Experimental Facilities

The most natural way to experiment and evaluate distributed algorithms and applications is through direct execution on experimental facilities, such as Grid'5000. This is a scientific instrument for the experimentation of distributed applications. Specifically designed to ease the experimentation, it gives a strong control over the experimental settings and allows to test every layer of the system, from the application down to the operating system. You can boot your own version of Linux onto 2000 nodes in less than one hour.

User of the instrument since its beginning in 2002, I was the Grid'5000 site in my lab for a few years, in charge of scientific animation through the EDGE project. Lucas Nussbaum took over this responsability a few years ago.

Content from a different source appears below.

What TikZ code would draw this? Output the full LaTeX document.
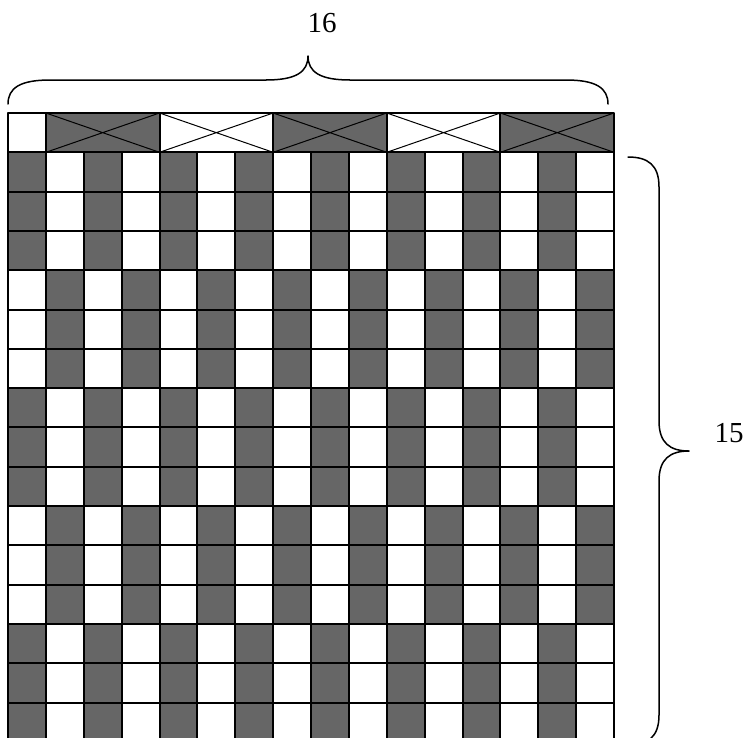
\documentclass[tikz,border=0pt]{standalone}
\usepackage{fontspec}
\setmainfont{Liberation Serif}
\definecolor{warpgray}{RGB}{102,102,102}
\tikzset{cell/.style={draw=black,line width=2pt},
	brace/.style={draw=black,line width=1.5pt,line cap=round}}
\begin{document}
\begin{tikzpicture}[x=1pt,y=-1pt, line join=round, font=\fontsize{29}{34}\selectfont]
	\def\cw{37.875} \def\rh{39.3} \def\xo{8} \def\yo{113}
	\useasboundingbox (0,0) rectangle (746,737);
	% body of the draft
	\foreach \r in {1,...,15}
	{\foreach \c in {0,...,15}
		{\pgfmathtruncatemacro\d{mod(\c+floor((\r-1)/3),2)}
		\ifnum\d=0 \def\fc{warpgray}\else \def\fc{white}\fi
		\draw[cell,fill=\fc] (\xo+\c*\cw,\yo+\r*\rh) rectangle ++(\cw,\rh);}}
	% header row
	\draw[cell,fill=white] (\xo,\yo) rectangle ++(\cw,\rh);
	\foreach \b in {0,...,4}
	{\pgfmathtruncatemacro\d{mod(\b,2)}
		\ifnum\d=0 \def\fc{warpgray}\else \def\fc{white}\fi
		\draw[cell,fill=\fc] (\xo+\cw+\b*3*\cw,\yo) rectangle ++(3*\cw,\rh);
		\draw[line width=1pt] (\xo+\cw+\b*3*\cw,\yo) -- ++(3*\cw,\rh)
			(\xo+\cw+\b*3*\cw,\yo+\rh) -- ++(3*\cw,-\rh);}
	% braces
	\draw[brace] (8,104) .. controls (8,88) and (20,80) .. (50,80) -- (266,80)
		.. controls (296,80) and (308,72) .. (308,56)
		.. controls (308,72) and (320,80) .. (350,80) -- (566,80)
		.. controls (596,80) and (608,88) .. (608,104);
	\draw[brace] (628,157) .. controls (648,157) and (659,165) .. (659,187) -- (659,421)
		.. controls (659,443) and (670,451) .. (689,451)
		.. controls (670,451) and (659,459) .. (659,481) -- (659,715)
		.. controls (659,737) and (648,745) .. (628,745);
	\node[inner sep=0pt] (ncols) at (322,23) {16};
	\node[inner sep=0pt] (nrows) at (729,433) {15};
\end{tikzpicture}
\end{document}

Ultra Scalable Simulation with SimGrid

USS SimGrid is a project granted by the ANR (2009-2011) of which I am PI. The goal is to push the tool scalability limits so that it becomes usable in P2P research.

Fast Application System Timer (details)

FAST is a library gathering information on the application needs and systems availabilities to help the network-aware applications to take appropriate decisions. This code was developped during my PhD, and then integrated in the DIET grid enabled Problem Solving Environment. The development is now discontinued.